Rahm finished his second round at 1-under 69 Saturday to sit at 5-over 145 for the championship, one clear of the cut line.
“I can say it’s a huge, huge accomplishment,” he said. “Extremely honored to have done it, and it’s kind of humbling to see how many great amateurs are playing here. … Just a lot of high-quality golf, and to be the only one makes me realize how good of a day I had. I’m extremely proud of it.”
Rahm has had no shortage of accomplishments during his amateur career, which will end next week when he turns professional at the Quicken Loans National. During his senior season at Arizona State, Rahm had a 69.41 stroke average and finished in the top 10 of all 13 tournaments in which he played, winning three times. He became the first two-time winner of the Ben Hogan Award, which is given annually to the best college golfer in the country, and as a senior won the Jack Nicklaus National Player of the Year Award.
“Even if I won all those things, I’m human and I shot 6-over yesterday,” Rahm said. “It makes me realize that I can have a future in this game. It’s nice to look back and see all what I’ve done.
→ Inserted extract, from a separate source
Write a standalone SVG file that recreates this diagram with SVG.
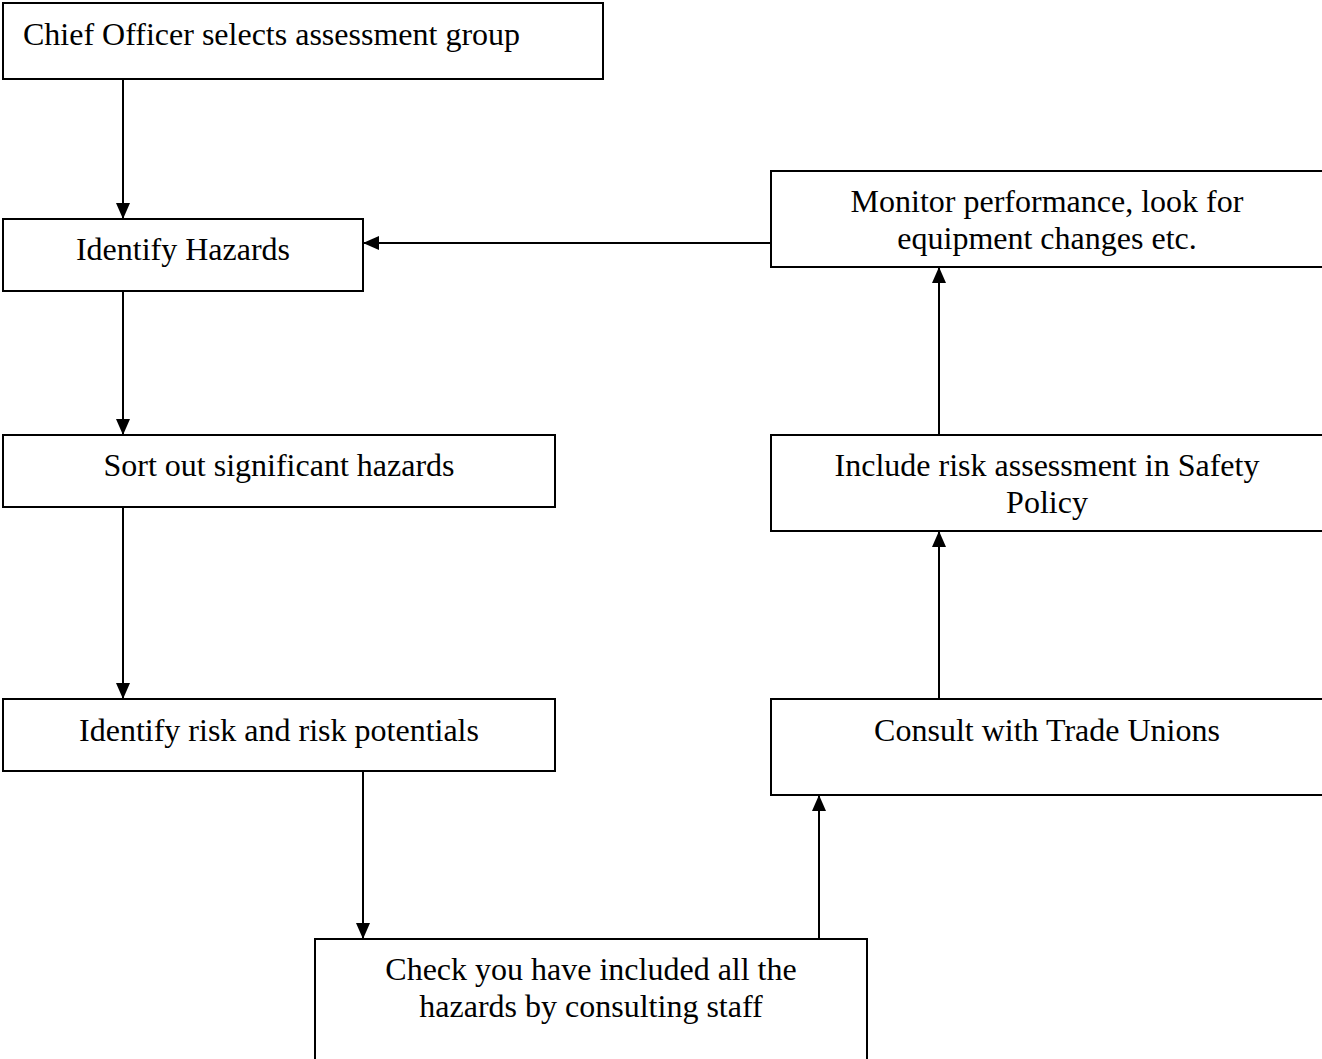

It motivates me to keep working harder to keep on accomplishing things like that.”
Rahm’s story of how he came to the U.S. for college golf is charmingly simple.
“My dad literally dropped me off at the airport and said, ‘Goodbye, son,’” said the native of Barrika, Spain. “He realized the future of golf is in the States, so you better go there. If you don’t like it, the worst that will happen is you can learn English. It turned out great for me.”
Rahm, who graduated with a degree in communications this spring, has his parents here at Oakmont, along with his brother and girlfriend among a cheering section of 11 people.
“Every time I hit a good shot, they’re yelling louder than anybody,” he said. “That makes me feel great. … To make a cut for my parents, after graduating, is probably the most special thing I could do for them. It’s a really special moment, especially at Oakmont.”
Rahm poured in an 11-foot birdie putt on the par-4 17th during the second round to give himself some breathing room from the cut line.
“Honestly, my mind was so clear at that point,” he said. “I got into my own zone. In my mind, there was no chance I was missing that putt. … It’s probably the best putt I’ve made in the last month.”
At least one amateur has made the cut in 18 of the last 21 U.S. Open championships.